### AIM:
Using the listing below, output only the lines from the one that contains "Convert this chart to matplotlib code." through the one that contains "ax.set_facecolor('#ffffdd')", inclusive, exactly as given and without images.
--- Begin ---
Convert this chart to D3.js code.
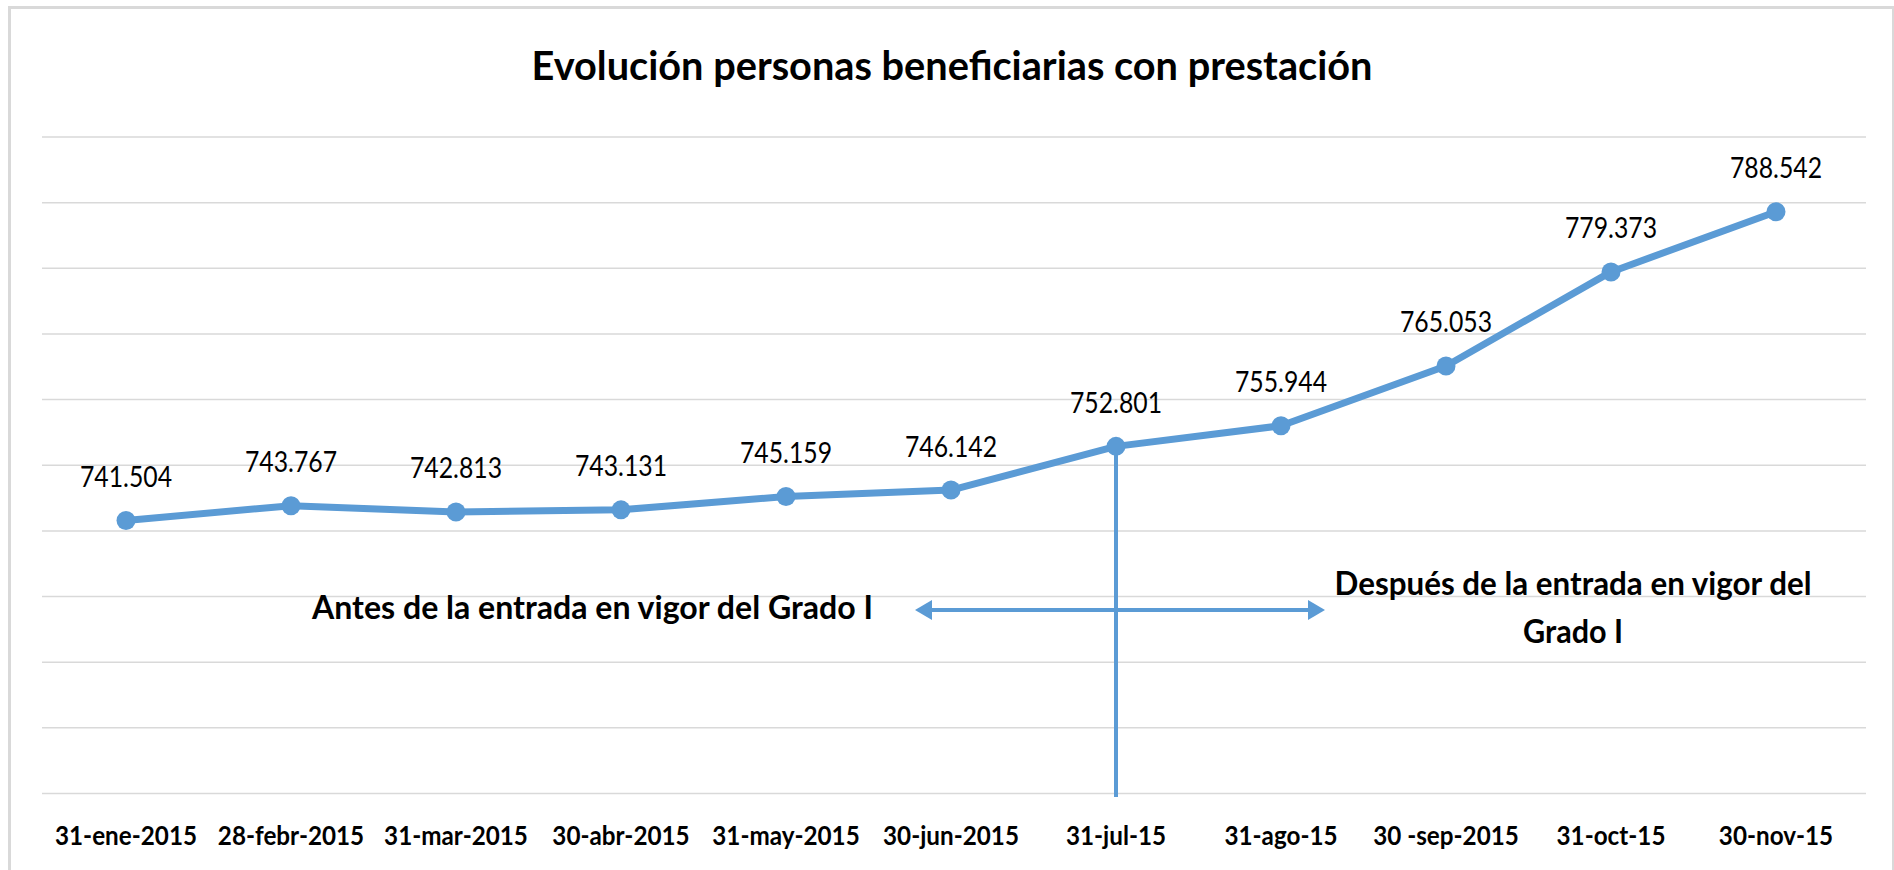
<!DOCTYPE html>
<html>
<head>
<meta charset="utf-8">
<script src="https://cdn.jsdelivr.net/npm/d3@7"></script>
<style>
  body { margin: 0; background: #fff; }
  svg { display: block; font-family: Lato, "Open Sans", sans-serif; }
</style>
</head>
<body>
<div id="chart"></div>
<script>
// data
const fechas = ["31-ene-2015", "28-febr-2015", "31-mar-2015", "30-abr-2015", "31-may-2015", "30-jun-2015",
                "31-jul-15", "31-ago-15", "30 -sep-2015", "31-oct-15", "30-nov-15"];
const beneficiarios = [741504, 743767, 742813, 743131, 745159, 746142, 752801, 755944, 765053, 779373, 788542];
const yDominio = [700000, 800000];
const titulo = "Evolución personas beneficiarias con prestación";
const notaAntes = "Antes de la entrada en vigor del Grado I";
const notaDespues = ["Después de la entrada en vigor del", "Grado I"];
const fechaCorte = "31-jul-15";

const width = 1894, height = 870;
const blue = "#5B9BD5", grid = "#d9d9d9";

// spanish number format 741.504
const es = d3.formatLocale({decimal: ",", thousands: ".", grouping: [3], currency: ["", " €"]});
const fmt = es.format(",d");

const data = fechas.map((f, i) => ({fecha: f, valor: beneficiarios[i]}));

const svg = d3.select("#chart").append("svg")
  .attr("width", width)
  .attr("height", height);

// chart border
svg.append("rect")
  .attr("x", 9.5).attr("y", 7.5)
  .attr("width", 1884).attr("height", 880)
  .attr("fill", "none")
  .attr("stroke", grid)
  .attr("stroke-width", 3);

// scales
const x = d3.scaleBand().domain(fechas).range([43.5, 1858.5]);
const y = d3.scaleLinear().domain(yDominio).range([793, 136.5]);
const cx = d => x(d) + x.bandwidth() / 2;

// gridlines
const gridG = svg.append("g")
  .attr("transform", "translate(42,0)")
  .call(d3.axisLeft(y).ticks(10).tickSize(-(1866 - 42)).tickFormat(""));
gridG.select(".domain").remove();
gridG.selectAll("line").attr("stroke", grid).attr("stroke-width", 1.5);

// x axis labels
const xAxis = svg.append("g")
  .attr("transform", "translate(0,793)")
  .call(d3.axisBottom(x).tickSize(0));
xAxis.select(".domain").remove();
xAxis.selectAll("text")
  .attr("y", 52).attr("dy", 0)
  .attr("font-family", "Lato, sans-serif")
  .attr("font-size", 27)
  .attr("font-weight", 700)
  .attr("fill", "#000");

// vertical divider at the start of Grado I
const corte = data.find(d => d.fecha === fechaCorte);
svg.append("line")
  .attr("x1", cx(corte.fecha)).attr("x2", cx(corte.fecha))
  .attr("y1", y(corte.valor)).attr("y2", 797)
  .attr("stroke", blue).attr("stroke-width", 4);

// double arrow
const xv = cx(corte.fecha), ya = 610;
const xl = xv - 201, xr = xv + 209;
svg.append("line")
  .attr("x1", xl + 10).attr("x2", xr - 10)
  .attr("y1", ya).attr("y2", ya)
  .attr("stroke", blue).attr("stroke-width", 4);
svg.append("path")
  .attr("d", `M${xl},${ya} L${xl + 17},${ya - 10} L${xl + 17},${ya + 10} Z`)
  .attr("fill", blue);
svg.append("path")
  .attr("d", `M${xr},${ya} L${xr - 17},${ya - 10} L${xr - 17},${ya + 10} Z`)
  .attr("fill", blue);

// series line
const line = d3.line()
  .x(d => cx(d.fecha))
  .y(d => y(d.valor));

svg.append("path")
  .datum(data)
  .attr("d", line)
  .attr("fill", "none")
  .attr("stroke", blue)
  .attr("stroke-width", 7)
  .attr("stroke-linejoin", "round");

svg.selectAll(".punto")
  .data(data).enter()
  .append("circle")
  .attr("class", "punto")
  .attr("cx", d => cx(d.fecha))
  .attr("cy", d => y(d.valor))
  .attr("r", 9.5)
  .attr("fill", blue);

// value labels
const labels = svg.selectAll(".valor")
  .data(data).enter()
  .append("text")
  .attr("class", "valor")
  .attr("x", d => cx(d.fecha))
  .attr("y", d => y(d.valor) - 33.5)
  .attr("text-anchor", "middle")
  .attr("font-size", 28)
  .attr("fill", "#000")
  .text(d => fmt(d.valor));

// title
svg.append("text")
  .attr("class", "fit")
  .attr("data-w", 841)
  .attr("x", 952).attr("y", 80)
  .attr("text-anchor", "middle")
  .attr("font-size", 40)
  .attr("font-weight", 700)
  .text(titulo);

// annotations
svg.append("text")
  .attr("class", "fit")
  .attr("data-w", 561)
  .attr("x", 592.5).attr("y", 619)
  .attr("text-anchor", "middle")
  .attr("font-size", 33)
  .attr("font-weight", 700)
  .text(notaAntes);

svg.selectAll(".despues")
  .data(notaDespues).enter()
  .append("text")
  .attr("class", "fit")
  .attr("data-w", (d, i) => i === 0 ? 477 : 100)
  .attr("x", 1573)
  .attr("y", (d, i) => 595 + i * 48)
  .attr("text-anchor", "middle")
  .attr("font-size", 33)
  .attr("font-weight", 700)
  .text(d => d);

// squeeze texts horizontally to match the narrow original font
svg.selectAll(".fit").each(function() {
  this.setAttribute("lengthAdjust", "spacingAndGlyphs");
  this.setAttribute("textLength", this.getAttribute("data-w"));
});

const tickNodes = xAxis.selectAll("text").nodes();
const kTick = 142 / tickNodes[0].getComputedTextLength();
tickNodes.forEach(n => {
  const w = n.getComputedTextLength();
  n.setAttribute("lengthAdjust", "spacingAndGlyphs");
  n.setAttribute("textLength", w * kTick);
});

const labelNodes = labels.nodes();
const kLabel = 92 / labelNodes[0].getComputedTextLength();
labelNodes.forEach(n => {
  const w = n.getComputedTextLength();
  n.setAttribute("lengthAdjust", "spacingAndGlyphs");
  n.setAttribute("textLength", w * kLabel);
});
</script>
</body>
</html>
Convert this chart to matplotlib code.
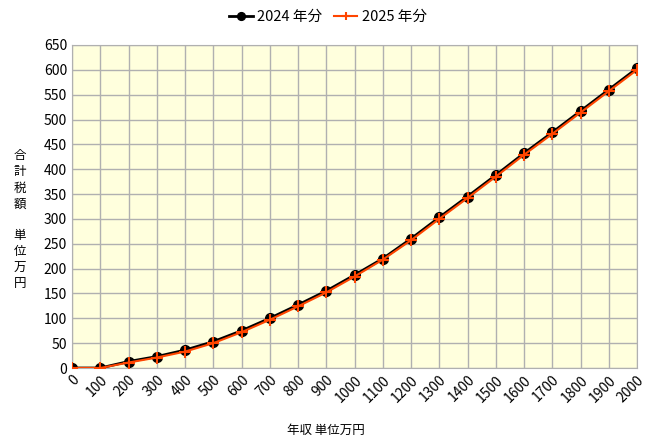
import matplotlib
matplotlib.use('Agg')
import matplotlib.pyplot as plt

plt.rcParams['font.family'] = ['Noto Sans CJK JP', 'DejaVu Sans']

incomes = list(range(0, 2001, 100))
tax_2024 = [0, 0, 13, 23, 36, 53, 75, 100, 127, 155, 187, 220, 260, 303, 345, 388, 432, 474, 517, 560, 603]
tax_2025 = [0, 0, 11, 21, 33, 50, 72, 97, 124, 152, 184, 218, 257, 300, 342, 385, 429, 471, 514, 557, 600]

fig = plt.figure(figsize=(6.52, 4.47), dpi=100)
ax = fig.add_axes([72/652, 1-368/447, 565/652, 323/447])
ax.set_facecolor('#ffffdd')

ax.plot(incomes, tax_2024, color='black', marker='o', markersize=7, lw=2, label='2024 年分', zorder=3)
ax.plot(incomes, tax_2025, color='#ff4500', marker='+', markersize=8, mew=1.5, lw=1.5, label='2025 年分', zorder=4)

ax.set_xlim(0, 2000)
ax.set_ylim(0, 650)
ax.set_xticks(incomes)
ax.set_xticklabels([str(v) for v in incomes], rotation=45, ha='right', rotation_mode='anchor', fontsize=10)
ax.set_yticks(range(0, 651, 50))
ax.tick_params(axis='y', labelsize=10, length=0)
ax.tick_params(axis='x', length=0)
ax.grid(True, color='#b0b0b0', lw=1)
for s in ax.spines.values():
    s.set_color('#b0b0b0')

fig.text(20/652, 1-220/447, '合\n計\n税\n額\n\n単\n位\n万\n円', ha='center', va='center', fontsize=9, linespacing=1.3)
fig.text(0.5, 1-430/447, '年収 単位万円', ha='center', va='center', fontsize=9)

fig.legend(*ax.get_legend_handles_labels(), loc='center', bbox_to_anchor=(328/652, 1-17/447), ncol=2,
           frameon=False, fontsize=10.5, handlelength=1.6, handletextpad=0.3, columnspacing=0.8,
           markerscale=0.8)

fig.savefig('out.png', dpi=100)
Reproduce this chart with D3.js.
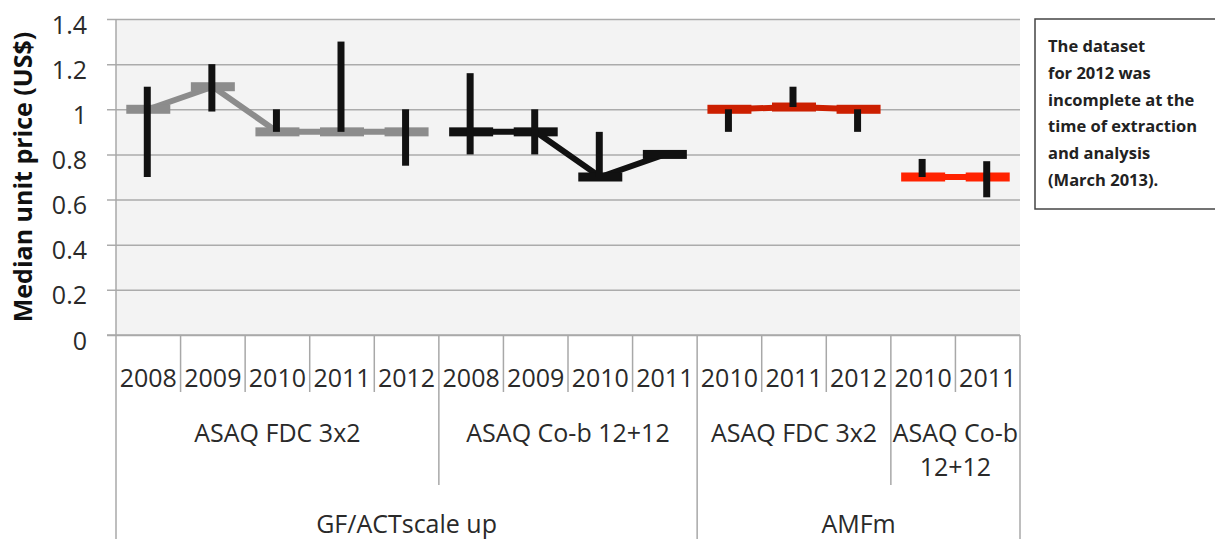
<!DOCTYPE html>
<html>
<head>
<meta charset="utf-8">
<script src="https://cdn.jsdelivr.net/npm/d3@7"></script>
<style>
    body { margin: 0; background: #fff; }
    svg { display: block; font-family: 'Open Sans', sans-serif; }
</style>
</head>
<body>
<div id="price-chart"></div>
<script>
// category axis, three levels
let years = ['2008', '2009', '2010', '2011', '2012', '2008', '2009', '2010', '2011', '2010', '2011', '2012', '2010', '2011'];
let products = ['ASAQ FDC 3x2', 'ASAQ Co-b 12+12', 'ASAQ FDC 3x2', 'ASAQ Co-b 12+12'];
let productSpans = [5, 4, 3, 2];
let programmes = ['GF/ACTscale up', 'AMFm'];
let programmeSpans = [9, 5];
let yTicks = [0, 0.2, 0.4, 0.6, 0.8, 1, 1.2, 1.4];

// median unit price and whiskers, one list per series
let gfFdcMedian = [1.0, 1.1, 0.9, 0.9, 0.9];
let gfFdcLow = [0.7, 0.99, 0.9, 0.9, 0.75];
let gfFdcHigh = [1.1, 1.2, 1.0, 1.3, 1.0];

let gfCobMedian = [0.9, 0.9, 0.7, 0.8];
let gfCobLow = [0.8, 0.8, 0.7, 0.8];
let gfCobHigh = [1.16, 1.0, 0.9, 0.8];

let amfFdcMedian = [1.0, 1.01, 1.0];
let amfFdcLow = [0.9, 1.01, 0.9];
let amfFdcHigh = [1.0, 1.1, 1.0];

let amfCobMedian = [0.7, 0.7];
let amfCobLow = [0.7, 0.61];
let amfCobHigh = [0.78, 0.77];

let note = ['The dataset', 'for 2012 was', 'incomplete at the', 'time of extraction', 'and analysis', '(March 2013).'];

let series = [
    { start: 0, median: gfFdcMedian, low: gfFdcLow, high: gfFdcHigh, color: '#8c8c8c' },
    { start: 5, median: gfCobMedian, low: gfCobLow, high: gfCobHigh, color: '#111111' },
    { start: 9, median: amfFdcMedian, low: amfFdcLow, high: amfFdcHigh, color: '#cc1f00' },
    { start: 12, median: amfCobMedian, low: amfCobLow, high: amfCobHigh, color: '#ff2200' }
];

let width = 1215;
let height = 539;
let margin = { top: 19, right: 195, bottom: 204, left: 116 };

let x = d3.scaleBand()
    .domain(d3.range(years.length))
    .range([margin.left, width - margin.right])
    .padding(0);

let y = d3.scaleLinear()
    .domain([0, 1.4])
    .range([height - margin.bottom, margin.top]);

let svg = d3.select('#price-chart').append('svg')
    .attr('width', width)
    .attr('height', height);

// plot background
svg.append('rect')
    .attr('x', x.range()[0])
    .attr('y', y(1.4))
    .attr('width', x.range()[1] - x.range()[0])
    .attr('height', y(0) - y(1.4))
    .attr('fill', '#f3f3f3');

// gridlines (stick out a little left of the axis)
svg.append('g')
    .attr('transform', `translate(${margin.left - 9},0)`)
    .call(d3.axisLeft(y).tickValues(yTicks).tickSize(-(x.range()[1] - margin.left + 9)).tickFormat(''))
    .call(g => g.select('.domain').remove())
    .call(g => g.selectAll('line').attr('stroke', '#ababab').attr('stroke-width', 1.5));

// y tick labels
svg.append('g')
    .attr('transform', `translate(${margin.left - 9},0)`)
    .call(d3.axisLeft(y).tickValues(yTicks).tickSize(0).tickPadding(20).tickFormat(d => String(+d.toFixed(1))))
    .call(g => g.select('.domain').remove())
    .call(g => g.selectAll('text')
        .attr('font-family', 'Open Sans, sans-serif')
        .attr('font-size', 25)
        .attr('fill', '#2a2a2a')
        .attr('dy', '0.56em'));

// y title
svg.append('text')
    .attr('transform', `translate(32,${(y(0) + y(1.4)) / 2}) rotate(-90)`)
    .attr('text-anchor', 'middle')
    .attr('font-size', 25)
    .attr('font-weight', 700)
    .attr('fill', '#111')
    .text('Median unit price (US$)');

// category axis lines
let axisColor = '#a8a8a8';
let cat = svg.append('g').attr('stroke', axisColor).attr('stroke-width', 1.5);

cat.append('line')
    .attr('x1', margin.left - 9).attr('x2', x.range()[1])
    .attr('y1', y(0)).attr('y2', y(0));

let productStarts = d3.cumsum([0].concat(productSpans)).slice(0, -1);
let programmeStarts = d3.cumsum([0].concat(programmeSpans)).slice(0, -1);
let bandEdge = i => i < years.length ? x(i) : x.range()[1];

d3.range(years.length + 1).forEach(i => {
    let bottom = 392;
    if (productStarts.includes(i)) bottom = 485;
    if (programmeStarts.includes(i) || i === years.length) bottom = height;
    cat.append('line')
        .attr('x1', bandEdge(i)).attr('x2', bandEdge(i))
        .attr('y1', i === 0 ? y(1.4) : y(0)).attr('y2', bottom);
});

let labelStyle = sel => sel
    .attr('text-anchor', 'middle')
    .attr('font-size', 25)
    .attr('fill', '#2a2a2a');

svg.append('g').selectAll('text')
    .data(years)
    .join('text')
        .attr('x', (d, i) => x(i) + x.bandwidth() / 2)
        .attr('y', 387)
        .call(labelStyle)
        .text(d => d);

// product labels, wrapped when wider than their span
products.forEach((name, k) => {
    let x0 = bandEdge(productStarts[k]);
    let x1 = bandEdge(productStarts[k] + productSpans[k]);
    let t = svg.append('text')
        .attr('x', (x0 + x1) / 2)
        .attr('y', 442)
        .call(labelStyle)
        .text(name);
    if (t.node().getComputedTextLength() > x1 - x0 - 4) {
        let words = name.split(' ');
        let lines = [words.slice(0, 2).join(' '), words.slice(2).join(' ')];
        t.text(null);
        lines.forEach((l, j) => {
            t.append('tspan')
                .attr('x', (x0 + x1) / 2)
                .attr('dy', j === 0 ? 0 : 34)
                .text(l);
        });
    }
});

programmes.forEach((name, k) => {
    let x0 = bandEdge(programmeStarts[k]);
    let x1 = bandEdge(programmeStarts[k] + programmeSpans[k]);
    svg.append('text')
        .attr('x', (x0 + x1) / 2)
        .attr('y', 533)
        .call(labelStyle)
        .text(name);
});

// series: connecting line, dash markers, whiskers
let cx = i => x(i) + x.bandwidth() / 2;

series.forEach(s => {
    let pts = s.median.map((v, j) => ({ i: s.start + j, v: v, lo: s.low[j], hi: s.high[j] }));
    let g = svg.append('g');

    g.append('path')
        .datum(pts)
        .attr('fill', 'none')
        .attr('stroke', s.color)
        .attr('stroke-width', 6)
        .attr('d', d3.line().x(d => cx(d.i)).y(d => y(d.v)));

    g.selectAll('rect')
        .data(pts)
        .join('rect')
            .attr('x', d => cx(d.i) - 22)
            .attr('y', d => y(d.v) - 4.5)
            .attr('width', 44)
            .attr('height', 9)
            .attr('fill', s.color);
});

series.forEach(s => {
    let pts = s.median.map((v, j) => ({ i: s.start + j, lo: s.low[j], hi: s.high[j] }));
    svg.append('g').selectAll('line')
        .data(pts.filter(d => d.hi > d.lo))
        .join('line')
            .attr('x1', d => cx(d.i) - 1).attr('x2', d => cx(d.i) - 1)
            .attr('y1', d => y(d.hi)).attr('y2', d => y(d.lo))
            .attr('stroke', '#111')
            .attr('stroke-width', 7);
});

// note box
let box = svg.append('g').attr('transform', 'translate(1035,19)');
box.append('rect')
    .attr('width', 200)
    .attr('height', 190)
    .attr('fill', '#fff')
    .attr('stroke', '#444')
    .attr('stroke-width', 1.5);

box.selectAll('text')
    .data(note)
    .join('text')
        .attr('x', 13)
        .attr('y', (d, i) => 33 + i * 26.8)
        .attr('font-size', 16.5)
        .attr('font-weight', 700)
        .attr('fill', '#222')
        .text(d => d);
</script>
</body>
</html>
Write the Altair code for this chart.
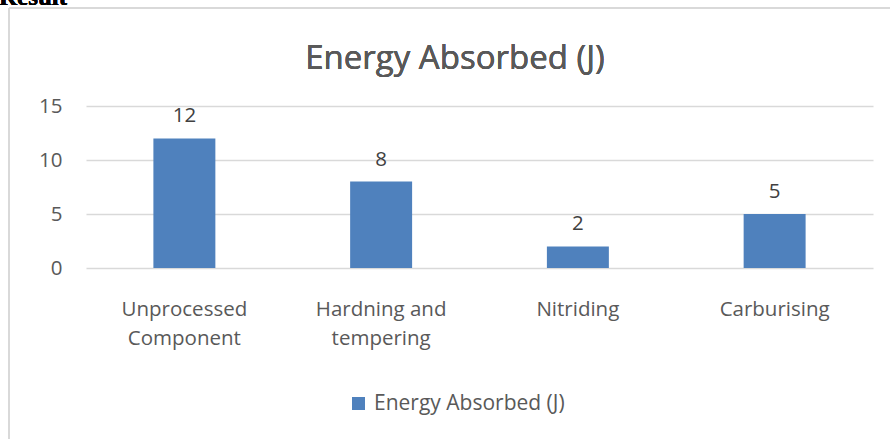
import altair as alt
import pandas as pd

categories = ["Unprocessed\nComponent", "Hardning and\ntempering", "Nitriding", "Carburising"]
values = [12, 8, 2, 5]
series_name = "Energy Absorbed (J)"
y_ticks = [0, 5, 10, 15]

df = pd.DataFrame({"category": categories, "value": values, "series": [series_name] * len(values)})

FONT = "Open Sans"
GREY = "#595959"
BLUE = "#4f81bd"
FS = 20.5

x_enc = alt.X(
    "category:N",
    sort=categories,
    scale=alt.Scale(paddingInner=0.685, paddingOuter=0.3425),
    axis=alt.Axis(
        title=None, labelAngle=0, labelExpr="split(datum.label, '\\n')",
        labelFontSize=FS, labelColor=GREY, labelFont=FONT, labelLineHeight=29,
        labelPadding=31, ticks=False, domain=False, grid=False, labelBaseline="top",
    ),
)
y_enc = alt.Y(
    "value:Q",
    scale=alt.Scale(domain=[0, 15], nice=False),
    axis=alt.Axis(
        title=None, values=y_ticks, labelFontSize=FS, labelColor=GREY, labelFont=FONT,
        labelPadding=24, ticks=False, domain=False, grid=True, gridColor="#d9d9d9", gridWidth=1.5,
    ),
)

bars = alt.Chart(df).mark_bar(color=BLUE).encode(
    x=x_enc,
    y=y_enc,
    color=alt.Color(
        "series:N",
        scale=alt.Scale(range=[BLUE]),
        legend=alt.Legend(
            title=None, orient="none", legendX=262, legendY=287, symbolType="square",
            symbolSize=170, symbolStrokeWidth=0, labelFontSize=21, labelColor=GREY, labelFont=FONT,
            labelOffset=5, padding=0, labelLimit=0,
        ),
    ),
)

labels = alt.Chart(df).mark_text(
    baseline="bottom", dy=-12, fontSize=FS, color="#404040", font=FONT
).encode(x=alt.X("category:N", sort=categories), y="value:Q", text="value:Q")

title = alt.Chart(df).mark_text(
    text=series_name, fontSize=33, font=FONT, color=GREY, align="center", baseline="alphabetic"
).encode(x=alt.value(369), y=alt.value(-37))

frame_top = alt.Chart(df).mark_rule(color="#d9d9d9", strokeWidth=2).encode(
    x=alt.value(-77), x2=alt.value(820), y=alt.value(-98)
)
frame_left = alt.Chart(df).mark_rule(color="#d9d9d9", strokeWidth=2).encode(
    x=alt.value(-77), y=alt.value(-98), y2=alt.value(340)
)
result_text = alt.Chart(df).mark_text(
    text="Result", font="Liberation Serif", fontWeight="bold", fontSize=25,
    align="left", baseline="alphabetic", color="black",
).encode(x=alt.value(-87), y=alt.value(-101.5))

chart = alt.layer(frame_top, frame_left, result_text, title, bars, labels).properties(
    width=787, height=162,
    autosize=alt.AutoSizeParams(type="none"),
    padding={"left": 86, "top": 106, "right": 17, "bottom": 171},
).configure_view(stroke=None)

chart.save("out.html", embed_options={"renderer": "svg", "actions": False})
--- End ---
### FULL RESPONSE:
Convert this chart to matplotlib code.
import matplotlib
matplotlib.use('Agg')
import matplotlib.pyplot as plt

plt.rcParams['font.family'] = ['Noto Sans CJK JP', 'DejaVu Sans']

incomes = list(range(0, 2001, 100))
tax_2024 = [0, 0, 13, 23, 36, 53, 75, 100, 127, 155, 187, 220, 260, 303, 345, 388, 432, 474, 517, 560, 603]
tax_2025 = [0, 0, 11, 21, 33, 50, 72, 97, 124, 152, 184, 218, 257, 300, 342, 385, 429, 471, 514, 557, 600]

fig = plt.figure(figsize=(6.52, 4.47), dpi=100)
ax = fig.add_axes([72/652, 1-368/447, 565/652, 323/447])
ax.set_facecolor('#ffffdd')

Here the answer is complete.